Your answer should be a single number: the count of lines that include the word "this".

Listing
------------------------------------------------------------------------

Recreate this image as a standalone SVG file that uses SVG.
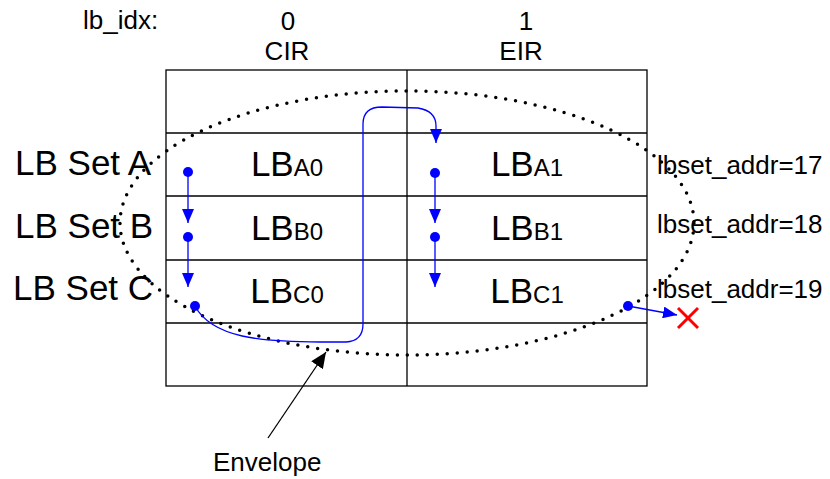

------------------------------------------------------------------------

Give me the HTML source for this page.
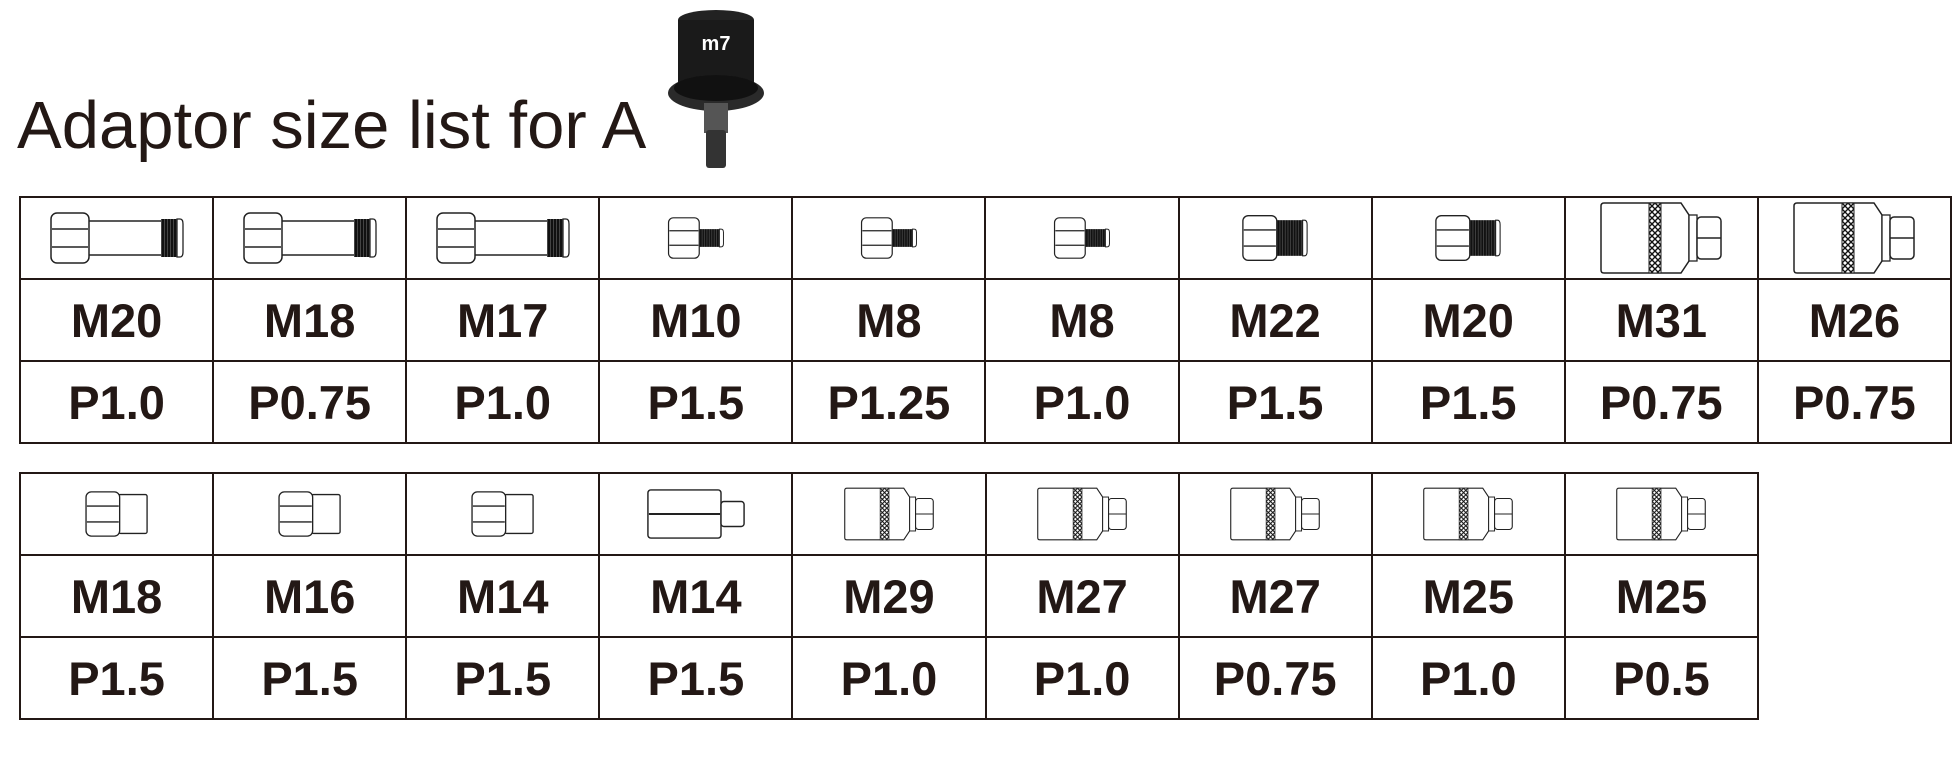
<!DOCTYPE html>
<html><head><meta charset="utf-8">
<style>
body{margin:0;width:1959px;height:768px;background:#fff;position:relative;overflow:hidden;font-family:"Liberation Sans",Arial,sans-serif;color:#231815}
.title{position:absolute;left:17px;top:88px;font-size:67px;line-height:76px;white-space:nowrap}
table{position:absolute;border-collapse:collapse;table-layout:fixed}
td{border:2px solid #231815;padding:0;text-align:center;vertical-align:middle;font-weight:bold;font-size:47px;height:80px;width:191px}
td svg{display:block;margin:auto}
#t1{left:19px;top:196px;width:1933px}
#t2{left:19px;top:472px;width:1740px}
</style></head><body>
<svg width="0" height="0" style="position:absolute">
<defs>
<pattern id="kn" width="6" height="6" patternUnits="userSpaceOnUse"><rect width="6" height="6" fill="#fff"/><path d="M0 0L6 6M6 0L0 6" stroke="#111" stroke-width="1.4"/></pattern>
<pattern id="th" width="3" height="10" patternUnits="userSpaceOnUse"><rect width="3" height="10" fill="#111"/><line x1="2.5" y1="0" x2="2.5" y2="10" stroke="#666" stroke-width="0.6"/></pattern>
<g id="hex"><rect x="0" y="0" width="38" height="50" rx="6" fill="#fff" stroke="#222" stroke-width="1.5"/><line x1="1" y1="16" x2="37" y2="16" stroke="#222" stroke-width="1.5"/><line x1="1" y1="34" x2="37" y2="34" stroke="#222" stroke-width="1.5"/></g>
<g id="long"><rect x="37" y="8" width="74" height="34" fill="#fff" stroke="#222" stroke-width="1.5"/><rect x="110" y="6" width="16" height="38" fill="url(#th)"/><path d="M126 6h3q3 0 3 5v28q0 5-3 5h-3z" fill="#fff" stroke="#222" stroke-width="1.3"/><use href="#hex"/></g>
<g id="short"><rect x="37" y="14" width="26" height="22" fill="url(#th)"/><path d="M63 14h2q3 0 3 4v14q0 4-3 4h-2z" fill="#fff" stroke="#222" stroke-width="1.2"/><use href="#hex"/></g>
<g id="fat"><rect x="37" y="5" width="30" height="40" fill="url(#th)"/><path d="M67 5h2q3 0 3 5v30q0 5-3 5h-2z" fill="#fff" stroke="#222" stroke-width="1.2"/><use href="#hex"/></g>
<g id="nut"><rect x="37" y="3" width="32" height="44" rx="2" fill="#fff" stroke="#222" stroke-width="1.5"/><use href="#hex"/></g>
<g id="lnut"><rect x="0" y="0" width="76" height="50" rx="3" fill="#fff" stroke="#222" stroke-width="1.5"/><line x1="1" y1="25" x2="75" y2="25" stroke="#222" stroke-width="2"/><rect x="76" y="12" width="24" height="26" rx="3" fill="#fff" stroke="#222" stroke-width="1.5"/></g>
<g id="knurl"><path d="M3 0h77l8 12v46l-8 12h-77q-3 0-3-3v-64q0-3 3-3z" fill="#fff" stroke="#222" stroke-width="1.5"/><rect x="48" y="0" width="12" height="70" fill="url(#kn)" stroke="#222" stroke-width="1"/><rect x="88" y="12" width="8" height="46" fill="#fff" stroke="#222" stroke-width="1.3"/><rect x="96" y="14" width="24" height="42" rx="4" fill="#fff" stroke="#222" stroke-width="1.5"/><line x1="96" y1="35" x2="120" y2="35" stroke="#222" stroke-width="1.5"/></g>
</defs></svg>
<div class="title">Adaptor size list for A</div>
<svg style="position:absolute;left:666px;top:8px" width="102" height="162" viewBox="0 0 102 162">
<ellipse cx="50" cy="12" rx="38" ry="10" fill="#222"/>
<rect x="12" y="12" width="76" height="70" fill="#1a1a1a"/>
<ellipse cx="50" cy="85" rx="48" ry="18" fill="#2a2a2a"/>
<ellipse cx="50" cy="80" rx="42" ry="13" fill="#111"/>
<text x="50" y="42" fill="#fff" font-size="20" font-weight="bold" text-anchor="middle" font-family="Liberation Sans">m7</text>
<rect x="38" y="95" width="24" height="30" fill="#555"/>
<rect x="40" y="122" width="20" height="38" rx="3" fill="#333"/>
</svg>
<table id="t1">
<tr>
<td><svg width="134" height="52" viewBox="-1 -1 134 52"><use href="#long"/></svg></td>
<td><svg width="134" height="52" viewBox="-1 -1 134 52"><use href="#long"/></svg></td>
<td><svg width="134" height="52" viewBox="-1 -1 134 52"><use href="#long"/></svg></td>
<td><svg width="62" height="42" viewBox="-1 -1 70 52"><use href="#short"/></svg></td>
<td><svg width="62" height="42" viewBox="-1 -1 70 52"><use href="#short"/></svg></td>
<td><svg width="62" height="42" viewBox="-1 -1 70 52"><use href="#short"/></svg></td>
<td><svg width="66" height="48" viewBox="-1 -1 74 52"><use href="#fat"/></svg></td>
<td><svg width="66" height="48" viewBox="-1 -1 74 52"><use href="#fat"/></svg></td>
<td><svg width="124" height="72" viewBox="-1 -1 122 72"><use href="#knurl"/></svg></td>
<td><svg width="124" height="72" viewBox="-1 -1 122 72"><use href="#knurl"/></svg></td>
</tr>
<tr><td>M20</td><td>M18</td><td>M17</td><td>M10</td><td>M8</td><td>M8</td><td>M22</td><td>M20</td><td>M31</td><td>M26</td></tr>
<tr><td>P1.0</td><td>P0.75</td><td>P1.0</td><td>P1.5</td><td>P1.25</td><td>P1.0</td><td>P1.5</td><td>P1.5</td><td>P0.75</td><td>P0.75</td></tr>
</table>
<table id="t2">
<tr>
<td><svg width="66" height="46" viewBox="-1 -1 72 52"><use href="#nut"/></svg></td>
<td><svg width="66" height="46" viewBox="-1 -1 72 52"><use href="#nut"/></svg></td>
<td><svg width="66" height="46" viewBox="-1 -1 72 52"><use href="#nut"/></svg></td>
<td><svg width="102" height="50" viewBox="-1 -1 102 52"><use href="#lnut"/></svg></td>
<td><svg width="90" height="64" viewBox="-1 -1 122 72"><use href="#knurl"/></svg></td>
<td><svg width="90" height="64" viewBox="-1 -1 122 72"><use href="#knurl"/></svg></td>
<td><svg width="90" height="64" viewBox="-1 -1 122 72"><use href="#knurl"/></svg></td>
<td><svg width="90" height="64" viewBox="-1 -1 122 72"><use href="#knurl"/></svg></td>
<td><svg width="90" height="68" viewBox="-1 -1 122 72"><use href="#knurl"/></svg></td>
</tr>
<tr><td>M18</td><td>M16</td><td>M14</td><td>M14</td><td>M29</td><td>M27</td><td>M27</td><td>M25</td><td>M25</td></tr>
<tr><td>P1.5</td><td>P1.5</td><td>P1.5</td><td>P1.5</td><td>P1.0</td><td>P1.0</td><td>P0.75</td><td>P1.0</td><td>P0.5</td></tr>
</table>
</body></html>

------------------------------------------------------------------------

Exercise output
2